The multipath utility is relying on having at least one block
read/write I/O be serviced through a multipath mapped
device in order to show one of the path priority groups in
an active state. While I can see the semantic correctness
in this claim since the priority group is not yet initialized,
is this what is intended?

In fact, the multipath tool shares the same checker with the daemon.

It is intended the tool doesn't rely on the path status the daemon could provide, because, the check interval being what it is, we can't assume the daemon path status are an accurate representation of the current reality. The tool being in charge to load new maps, I fear it could load erroneous ones if relying on outdated info.

Maybe I'm paranoid, but I'm still convinced it's a safe bet to do so.

Why show both the single priority
group of an active-active storage system using a multibus
path grouping policy and the non-active priority group of an
active-passive storage system using a priority path grouping
policy both as "enabled" when the actual readiness of each
differs quite significantly?

We don't have so many choices there. The device mapper declares 3 PG states : active, enabled, disabled.
How would you map these states upon the 2 scenarii you mention ?

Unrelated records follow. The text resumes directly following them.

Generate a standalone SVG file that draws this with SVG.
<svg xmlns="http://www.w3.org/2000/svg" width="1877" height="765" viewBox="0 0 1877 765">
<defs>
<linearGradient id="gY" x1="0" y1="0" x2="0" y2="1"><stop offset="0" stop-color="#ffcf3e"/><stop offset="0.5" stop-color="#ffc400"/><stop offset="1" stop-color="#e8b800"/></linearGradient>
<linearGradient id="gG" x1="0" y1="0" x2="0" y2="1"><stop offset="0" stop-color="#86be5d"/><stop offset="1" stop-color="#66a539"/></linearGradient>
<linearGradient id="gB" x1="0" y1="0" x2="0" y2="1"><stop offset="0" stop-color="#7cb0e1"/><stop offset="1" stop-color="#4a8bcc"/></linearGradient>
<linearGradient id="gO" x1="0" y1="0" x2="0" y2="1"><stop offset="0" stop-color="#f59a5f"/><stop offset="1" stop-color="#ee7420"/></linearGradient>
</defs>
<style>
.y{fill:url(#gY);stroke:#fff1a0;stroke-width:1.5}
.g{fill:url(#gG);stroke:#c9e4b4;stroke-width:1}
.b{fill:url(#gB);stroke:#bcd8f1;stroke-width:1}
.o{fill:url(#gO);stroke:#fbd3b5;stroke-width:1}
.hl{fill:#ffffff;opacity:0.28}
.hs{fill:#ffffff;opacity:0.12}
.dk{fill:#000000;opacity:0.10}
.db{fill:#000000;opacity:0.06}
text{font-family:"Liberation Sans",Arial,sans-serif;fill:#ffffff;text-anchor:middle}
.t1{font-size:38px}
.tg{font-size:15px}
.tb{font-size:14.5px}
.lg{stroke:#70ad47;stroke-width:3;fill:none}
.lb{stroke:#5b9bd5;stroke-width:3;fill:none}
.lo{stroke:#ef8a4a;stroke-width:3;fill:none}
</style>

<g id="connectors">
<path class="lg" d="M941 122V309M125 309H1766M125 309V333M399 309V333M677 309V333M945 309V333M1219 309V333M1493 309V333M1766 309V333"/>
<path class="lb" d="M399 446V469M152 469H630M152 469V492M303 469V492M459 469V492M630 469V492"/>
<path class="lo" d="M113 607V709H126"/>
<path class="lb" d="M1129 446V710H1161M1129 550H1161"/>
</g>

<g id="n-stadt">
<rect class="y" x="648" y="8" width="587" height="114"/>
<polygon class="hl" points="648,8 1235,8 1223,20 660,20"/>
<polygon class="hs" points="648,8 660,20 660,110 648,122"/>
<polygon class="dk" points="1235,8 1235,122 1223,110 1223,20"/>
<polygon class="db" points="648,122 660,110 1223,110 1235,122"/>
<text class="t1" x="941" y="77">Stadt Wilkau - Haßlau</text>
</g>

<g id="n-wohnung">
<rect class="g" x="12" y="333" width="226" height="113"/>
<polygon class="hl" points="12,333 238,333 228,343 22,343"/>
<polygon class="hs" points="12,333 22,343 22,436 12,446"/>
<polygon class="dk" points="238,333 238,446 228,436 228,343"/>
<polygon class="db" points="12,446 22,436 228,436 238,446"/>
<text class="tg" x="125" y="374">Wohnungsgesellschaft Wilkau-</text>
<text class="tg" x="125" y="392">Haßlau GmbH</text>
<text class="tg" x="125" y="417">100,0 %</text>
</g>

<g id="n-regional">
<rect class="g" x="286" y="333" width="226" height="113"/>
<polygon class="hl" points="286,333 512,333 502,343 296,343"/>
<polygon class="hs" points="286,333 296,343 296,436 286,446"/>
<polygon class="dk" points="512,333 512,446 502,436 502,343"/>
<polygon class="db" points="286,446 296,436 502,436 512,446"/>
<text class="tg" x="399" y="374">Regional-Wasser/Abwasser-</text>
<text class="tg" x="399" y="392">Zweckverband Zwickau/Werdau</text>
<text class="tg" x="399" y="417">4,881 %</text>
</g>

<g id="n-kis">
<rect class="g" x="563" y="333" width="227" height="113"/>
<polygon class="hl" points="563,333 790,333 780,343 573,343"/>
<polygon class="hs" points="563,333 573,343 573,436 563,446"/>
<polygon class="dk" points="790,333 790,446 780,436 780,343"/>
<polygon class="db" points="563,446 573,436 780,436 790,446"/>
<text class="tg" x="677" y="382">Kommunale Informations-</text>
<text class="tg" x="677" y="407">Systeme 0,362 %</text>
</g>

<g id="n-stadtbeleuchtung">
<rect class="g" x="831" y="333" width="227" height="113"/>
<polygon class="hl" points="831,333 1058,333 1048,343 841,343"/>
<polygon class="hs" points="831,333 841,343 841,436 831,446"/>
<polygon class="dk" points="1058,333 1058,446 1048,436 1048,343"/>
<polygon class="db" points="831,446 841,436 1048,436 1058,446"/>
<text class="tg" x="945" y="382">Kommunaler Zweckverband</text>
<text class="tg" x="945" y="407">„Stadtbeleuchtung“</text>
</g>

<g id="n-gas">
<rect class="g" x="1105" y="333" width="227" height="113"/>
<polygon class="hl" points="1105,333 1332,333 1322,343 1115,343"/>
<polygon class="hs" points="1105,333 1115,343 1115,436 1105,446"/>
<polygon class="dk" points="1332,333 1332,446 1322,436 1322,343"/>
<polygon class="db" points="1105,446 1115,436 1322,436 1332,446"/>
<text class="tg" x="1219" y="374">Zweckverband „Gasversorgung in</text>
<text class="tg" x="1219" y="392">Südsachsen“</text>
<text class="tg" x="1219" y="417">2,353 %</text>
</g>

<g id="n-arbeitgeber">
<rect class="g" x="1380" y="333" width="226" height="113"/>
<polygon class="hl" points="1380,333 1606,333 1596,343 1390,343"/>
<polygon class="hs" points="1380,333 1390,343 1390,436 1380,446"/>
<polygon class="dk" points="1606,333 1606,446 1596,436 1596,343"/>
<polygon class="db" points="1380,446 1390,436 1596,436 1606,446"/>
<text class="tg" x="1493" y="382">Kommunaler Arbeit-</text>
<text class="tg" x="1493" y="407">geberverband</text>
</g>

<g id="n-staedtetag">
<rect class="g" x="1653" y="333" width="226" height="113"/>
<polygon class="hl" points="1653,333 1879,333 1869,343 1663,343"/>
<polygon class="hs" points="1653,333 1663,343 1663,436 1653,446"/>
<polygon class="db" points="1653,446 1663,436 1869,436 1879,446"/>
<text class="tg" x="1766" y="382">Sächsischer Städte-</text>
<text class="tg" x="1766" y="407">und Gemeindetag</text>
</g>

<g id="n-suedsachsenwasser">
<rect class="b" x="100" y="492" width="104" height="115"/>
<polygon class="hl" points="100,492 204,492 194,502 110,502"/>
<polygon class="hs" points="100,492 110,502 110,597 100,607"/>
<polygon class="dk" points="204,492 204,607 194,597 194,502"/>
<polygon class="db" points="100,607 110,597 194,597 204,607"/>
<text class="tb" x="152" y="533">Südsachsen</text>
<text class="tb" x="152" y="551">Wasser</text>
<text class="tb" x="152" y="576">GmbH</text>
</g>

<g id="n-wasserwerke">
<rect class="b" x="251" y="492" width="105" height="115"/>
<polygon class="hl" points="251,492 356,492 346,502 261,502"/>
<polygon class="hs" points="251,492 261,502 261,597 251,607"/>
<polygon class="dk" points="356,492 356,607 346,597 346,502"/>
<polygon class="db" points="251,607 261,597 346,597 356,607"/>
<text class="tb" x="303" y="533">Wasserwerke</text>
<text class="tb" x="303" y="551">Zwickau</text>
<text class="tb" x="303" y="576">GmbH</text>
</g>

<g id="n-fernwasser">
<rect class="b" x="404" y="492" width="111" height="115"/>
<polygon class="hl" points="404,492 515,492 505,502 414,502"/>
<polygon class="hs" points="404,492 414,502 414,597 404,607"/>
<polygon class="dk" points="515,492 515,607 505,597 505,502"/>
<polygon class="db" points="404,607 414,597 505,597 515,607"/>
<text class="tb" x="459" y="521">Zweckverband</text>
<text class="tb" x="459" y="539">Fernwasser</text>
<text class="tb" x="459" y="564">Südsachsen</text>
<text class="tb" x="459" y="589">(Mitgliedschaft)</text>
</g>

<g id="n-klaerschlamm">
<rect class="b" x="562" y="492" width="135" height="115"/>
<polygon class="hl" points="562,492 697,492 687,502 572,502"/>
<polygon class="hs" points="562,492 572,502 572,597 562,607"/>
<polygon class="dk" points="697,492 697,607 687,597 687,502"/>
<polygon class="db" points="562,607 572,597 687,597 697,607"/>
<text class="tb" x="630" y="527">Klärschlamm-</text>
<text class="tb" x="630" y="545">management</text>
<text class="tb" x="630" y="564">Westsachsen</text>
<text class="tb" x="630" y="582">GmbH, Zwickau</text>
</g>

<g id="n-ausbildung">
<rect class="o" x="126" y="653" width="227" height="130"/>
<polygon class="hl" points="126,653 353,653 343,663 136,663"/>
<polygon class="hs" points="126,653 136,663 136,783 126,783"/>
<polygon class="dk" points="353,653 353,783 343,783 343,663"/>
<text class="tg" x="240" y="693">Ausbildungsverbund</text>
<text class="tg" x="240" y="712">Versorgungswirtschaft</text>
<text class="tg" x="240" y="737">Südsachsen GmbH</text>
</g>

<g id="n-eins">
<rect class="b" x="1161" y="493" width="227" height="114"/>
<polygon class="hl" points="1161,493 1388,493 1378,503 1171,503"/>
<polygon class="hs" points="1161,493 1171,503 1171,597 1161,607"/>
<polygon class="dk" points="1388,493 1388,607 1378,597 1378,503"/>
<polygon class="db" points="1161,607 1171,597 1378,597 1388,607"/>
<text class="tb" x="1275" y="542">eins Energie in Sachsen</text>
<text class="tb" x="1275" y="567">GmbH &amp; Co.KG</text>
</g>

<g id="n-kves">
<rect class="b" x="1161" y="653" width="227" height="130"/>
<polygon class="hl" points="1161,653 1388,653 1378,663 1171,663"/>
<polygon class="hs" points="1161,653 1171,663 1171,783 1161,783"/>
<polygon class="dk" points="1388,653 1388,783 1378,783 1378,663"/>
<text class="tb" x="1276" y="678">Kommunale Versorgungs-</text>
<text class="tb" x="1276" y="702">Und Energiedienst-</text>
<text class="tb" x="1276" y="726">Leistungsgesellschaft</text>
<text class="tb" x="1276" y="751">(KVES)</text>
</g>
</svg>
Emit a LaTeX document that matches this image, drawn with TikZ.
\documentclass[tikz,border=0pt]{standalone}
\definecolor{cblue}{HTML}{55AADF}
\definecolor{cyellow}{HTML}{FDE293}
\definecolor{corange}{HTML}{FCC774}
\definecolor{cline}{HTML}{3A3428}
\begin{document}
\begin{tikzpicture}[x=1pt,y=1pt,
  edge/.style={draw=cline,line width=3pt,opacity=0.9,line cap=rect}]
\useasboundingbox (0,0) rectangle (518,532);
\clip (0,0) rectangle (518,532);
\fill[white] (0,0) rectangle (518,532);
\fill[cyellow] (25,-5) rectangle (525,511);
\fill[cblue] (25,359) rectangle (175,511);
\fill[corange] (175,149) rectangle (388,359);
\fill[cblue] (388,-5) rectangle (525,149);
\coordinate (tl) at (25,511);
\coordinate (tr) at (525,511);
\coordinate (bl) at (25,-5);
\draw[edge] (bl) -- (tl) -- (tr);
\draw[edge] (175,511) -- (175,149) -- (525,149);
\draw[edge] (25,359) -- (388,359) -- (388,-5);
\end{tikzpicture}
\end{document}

Also, multipath will not set a path to a failed state until the
first block read/write I/O to that path fails.  This approach
can be misleading while monitoring path health via
"multipath -l".  Why not have multipath(8) fail paths known to
fail path testing?  Waiting instead for block I/O requests to
fail lessens the responsiveness of the product to path failures.
Also, the failed paths of enabled, but non-active path priority
groups will not have their path state updated for possibly a
very long time -- and this seems very misleading.

Maybe I'm overseeing something, but to my knowledge "multipath -l" gets the paths status from devinfo.c, which in turn switches to pp->checkfn() ... ie the same checker the daemon uses.